As friends in South Africa have observed, they wistfully say goodbye to the swallows around March 10th.  Between then and late April here in the far north, the tiny but agile creatures are spanning huge distances, traveling over 200 miles a day at low altitudes to reach their destination as quickly as possible.  It has been amazing to witness their arrival in these gardens on exactly the same day, for many years (April 24).

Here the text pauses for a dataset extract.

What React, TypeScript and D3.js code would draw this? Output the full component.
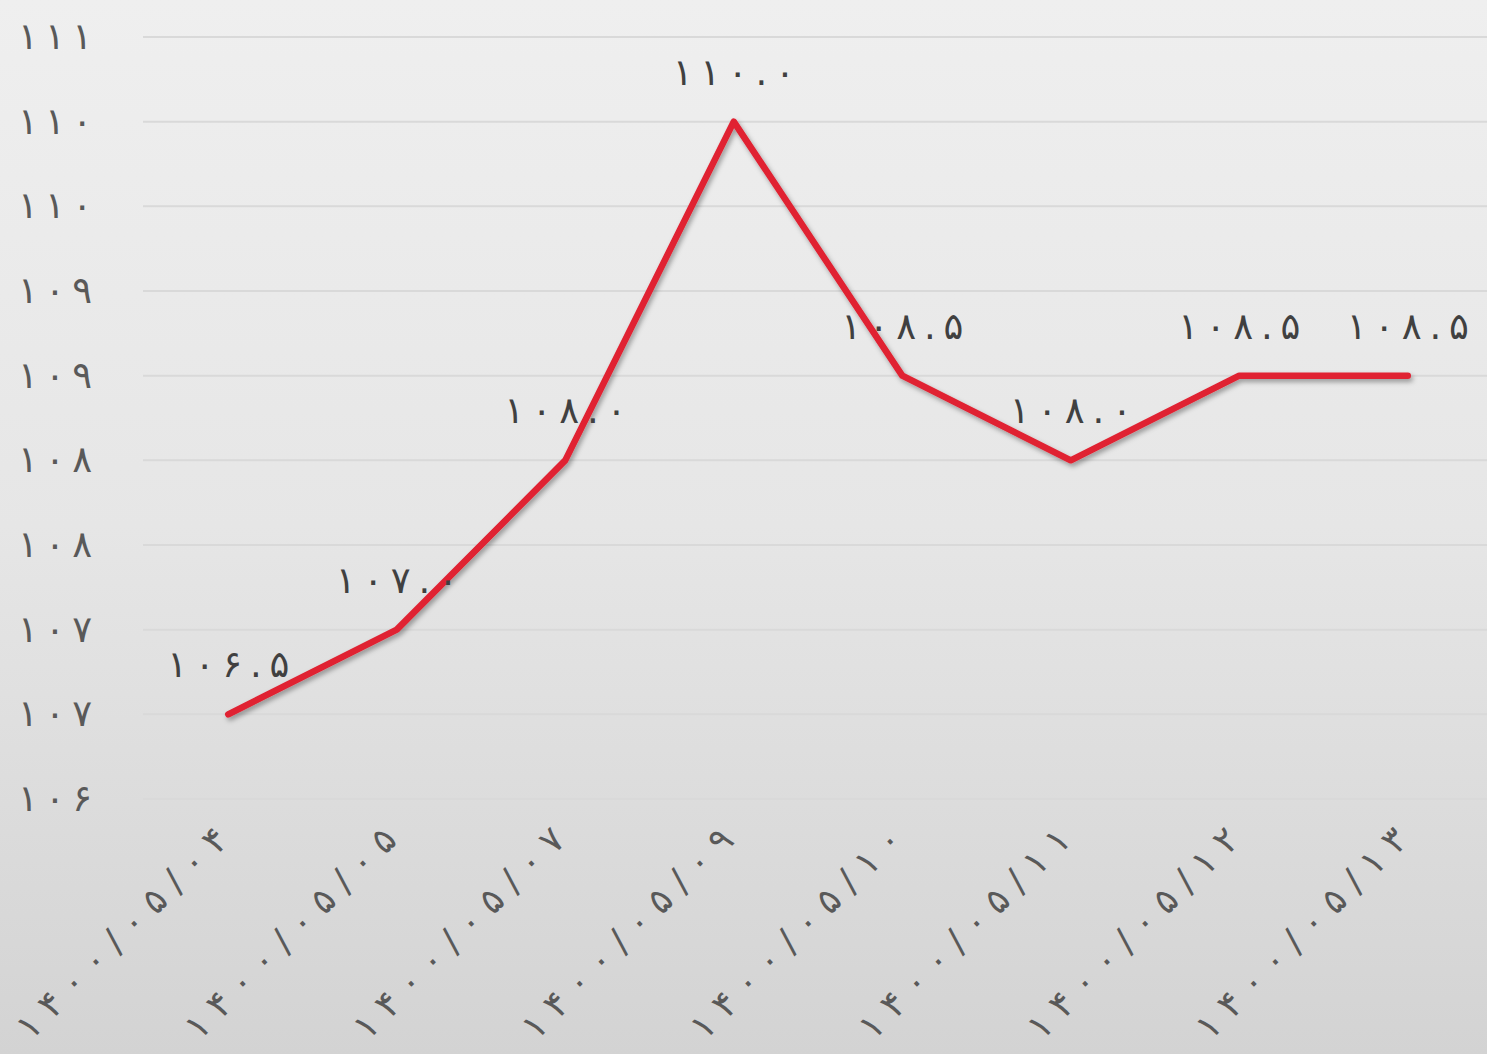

Migration is a truly hazardous time and many swallows die from starvation, exhaustion and in storms.


In TS Elliot’s ‘The Wasteland’ he writes ‘April is the cruellest month’.  I have often wondered about that seemingly harsh view of Springtime, with all its life and energy.  Other poets and artists have echoed similar sentiments in their writings.  As time goes on, I’ve come to understand this poignant phrase of poetry more deeply. 


“April is the cruellest month, breeding

Lilacs out of the dead land, mixing

Memory and desire, stirring

Dull roots with spring rain.

Winter kept us warm, covering

Earth in forgetful snow, feeding

A little life with dried tubers.”


No doubt the poet is evoking that familiar feeling of comfort, self-protection and hibernation, which is common in all of us during the winter months, and then can be so easily disturbed by sudden and painful change.


But T.S.Eliot was writing in a world that had seen the literal 'Wasteland' of the First World War, only a few years before he wrote his epic poem.  The whole world was still emerging fearfully from the darkness and horror.  There were huge challenges, economically, politically and spiritually for Western civilisation.


Maybe, like me, you followed the recent space shuttle exploration around the moon.  Watching it was awe inspiring and moved many of us beyond our familiar everyday mindsets to something beyond, something far-reaching in scope and reality.  The words shared by the astronauts before they entered the 40 minute radio silence were powerful.  Suddenly our minds and hearts were opened to a renewed sense of hope, possibility and risk, light in the darkness of our times, and a message of love.  It was awesome to see the shuttle make its final stretch back to earth, and to witness that ending splash in the ocean, completing their epic journey.


Every one of us is on a journey - maybe not to the moon - but we have travelled distances in our personal lives, including painful experiences and disappointments that ask us to take a deep look at ourselves.  The choices we make along the way and in response to these things form who we are.  Am I someone who holds onto shame, fear and resentment?  Or do I practice love as described in the age-old verses of 1 Corinthians 13, so often read in traditional wedding ceremonies?


Growth does not come easy.  Transition contains its own struggle - of breaking ground and travelling long distances, literally and metaphorically - in order to birth new life and create fresh pathways.  The swallow shows us that growth, birth and all good hopes for the future cannot happen without taking great risks and persevering in love.